La monnaie unique est un catalyseur de l'Europe. Elle ne saurait certes, conférer à elle seule une silhouette à l'Europe de demain mais, sans elle, c'est une véritable colonne vertébrale qui ferait défaut à l'Union.

Cette fin de siècle voit donc s'engager un processus exceptionnel qui aboutira, en 2002, à la totale introduction d'une monnaie nouvelle. Je crois très fermement que cette monnaie unique est l'expression d'un grand projet politique et qu'elle est une chance pour nos pays. Beaucoup d'efforts ont déjà été consentis, des progrès significatifs ont été accomplis. Mais les traces laissées par l'histoire, les sillons creusés par des cultures proches et malgré tout distinctes, expliquent sans doute qu'on ne puisse progresser dans la construction de l'Europe qu'en franchissant les étapes l'une après l'autre. L'Union monétaire constitue, dans cette progression, une étape absolument capitale.

Je voudrais donc, Mesdames, Messieurs, pour conclure, vous faire partager aujourd'hui ma confiance dans les capacités insoupçonnées de nos pays à triompher des difficultés.

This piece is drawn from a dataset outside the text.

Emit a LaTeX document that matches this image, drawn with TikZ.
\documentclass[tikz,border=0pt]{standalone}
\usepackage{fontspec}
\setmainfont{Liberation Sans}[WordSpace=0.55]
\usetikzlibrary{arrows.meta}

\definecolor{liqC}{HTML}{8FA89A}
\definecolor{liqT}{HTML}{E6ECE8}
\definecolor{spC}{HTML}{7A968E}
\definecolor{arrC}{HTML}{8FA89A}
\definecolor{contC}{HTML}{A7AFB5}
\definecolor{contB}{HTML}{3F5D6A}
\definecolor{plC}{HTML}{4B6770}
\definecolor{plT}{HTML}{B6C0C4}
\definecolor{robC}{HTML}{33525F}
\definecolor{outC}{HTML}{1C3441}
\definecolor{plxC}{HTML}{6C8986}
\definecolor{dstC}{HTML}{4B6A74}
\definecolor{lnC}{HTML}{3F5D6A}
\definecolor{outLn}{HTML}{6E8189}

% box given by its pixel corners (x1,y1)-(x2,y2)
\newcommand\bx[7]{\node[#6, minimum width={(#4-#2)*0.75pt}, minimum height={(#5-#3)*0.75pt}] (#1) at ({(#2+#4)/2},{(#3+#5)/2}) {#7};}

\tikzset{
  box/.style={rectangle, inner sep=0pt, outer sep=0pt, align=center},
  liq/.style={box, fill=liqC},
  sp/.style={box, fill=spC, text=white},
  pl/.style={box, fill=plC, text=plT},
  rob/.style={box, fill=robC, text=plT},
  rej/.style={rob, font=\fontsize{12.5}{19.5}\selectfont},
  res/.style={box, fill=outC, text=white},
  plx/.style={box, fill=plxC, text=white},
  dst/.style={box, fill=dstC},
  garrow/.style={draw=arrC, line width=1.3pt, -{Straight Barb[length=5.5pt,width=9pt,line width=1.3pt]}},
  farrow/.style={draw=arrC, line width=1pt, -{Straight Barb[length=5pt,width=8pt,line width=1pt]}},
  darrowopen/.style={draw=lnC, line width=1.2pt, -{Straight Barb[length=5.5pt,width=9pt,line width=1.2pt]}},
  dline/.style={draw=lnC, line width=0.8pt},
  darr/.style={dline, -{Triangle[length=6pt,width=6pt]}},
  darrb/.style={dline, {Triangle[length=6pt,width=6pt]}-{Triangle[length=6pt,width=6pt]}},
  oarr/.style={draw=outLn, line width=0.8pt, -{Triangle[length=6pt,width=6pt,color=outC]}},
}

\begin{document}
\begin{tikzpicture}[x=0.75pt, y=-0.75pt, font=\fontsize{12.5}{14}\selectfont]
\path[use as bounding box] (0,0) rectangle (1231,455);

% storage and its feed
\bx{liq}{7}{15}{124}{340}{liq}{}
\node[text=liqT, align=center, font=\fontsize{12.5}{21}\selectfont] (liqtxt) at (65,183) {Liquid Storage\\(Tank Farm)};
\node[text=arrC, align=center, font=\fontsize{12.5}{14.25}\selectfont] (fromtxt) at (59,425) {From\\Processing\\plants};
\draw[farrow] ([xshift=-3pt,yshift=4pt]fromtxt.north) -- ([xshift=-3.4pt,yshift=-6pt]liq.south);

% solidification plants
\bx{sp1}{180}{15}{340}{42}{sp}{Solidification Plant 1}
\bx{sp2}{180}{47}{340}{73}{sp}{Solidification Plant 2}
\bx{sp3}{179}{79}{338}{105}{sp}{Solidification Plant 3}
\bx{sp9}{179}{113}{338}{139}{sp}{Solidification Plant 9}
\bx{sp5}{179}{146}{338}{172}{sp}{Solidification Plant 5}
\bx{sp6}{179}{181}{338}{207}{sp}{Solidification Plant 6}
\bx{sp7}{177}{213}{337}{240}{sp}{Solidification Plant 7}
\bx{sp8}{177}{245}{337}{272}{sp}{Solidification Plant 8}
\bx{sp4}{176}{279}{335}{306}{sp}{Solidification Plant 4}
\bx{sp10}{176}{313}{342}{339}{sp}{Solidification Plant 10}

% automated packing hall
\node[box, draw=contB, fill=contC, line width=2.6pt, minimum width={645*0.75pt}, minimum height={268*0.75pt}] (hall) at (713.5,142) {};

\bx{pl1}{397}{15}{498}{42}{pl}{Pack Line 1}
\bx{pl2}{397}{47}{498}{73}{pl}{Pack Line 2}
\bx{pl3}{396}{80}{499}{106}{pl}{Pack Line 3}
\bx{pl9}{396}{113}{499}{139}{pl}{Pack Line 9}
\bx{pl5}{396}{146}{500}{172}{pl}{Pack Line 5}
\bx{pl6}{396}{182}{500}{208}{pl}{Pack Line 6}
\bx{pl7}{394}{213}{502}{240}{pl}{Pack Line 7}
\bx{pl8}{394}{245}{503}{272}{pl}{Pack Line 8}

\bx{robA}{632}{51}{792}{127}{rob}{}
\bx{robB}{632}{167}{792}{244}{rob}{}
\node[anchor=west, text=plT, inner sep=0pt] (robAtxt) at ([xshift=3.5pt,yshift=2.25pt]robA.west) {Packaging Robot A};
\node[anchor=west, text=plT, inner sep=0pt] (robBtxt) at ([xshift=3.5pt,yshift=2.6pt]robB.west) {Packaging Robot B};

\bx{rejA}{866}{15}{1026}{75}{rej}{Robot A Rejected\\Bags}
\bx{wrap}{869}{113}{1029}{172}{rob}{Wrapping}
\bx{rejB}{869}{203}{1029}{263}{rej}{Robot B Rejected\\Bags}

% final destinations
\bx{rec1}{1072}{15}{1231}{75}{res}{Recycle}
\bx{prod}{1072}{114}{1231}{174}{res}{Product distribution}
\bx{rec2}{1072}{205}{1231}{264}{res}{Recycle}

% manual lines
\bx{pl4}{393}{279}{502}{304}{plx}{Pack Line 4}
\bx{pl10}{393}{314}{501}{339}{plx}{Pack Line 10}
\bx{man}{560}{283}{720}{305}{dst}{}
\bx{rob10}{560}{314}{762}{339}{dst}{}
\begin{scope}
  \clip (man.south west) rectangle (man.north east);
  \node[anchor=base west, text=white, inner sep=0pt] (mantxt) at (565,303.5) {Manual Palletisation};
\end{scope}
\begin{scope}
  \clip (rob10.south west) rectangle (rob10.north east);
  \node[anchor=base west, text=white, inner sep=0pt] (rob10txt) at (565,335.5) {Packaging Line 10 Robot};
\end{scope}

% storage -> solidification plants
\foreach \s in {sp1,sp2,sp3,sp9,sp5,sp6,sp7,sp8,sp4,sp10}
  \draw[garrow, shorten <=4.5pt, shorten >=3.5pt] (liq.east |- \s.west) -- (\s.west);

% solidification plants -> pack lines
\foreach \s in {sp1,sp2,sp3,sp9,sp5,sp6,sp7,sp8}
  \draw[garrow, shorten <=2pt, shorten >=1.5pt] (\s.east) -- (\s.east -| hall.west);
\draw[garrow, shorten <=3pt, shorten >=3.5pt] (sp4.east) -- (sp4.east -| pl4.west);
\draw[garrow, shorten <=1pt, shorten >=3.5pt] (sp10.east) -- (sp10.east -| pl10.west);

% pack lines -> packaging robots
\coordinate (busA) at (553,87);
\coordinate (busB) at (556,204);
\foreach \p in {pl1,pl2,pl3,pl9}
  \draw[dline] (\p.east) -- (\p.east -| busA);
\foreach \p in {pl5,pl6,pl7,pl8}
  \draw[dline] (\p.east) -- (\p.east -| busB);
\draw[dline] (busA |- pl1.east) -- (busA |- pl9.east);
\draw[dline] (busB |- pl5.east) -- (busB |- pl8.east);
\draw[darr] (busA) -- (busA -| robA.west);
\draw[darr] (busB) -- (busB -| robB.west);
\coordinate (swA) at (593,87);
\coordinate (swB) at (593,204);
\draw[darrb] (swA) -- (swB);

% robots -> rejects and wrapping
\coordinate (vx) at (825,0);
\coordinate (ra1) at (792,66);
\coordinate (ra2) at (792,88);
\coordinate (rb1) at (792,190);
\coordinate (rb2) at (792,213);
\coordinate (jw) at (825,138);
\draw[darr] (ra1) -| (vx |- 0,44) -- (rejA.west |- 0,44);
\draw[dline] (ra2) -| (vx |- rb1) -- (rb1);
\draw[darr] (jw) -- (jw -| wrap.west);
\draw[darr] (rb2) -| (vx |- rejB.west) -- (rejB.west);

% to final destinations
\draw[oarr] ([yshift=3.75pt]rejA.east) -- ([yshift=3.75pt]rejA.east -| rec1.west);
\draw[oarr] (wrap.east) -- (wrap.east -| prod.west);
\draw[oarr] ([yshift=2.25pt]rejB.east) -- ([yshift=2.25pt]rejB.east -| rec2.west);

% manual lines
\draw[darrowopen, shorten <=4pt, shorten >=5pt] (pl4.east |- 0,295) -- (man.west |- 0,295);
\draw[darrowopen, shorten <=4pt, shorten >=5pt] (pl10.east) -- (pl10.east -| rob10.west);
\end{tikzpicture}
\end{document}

Je voudrais vous dire ma certitude que la France saura garder le cap fixé et contribuer à faire de l'Europe une grande puissance mondiale ; je voudrais vous exprimer enfin ma conviction aussi que la voie ouverte par la monnaie unique trace pour la France et pour ses partenaires la perspective d'un avenir des plus prometteurs.

Le passage à l'euro, acte majeur de notre fin de siècle en Europe, sera avant tout le témoignage de la forte volonté politique qui nous anime tous de construire ensemble cet avenir commun.

Mesdames, Messieurs, je vous remercie.